確かに、レシートなしだと、購入確認が難しい場合がある。また、コロナ禍において、一度持ち帰ったものは交換に応じない店もあると聞く。しかし問題なく返金してもらえた。今度は間違えないように、欲しかった方式のものをそのお金で購入して帰った。
 
私は特別に、悪いことをした訳ではない。だが、もちろん店のほうは、それ以上に悪いことはしていない。だから、この場合は私のほうが相対的に、悪い。それを、店のほうが手間をかけて、信頼する方向で、顧客にとり最も良い道を与えてくれた。
 
確かに、それが店の信用も増す方法ではあっただろう。これで厳しい態度をとると、もうその客は来てくれないかもしれない。事実、店の側に原因があり問題があったのに、客の私の方が悪いような扱いを受けた珈琲店には、それから私は二度と行っていない。

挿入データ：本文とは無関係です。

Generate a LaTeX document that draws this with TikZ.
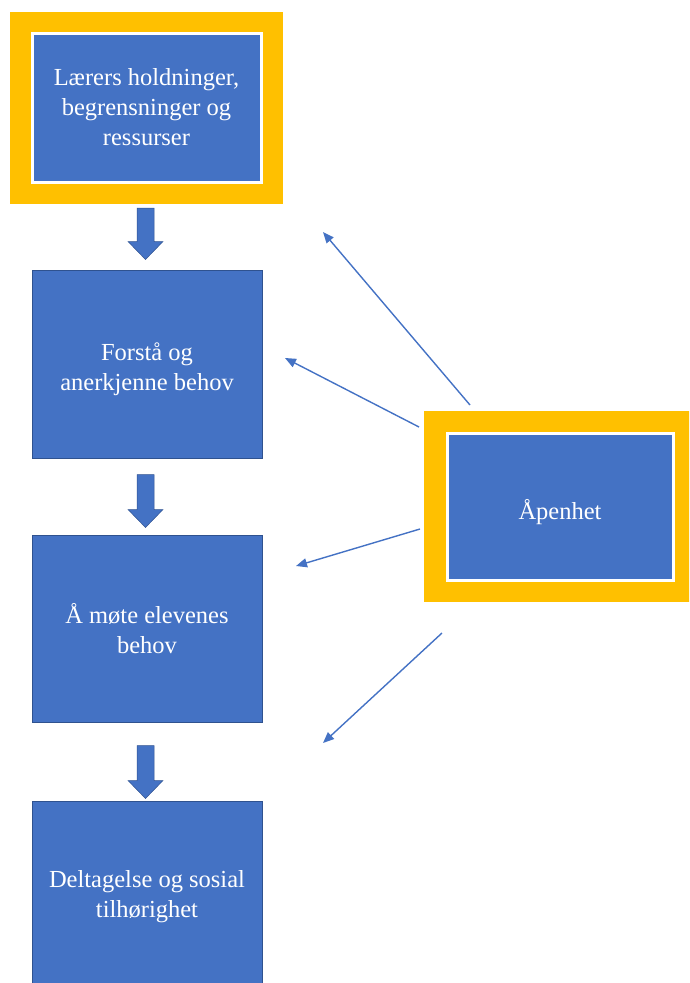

この薬局の場合、もしかするとマニュアルでそうなっているのかもしれないが、それでもこちらは助かるわけで、またその店に行こうという気にもなる。
 
否、そういうことではない。私は、純粋に思った。「ゆるされた」と。
 
客の要求をきくのが当たり前だ、という風潮が昨今あるようによく言われる。クレーマーとでも言うのか、わがままな客が店を困らせるケースが多いそうだ。私も、不条理なクレームをつけた経験があるから、その気持ちも分かる。だが今回は、ただただ申し訳ないような気持ちでもあったし、とにかく理屈抜きで私は感じた。「ゆるされた」のだと。
 
年齢を重ねると、ミスも多くなる。30代のときにもそれを少し感じたが、ここへきて頻度が増してきた。まだ自分で気づかぬミスを多々やらかして、いろいろな人に迷惑をかけているのではないかと懸念する。多分それは本当にそうなのだろう。人間は、いつでもどこでも、「ゆるされる」ままに生かされている。当たり前のことのようだが、日常それを忘れているのではないか。もっと原点から見える景色というものがあるはずなのに、尊大になっていたのではないか。
 
そういう自戒があってなお、言うべきことは言うというのだから、馬鹿につける薬は本当にないのかもしれないけれども。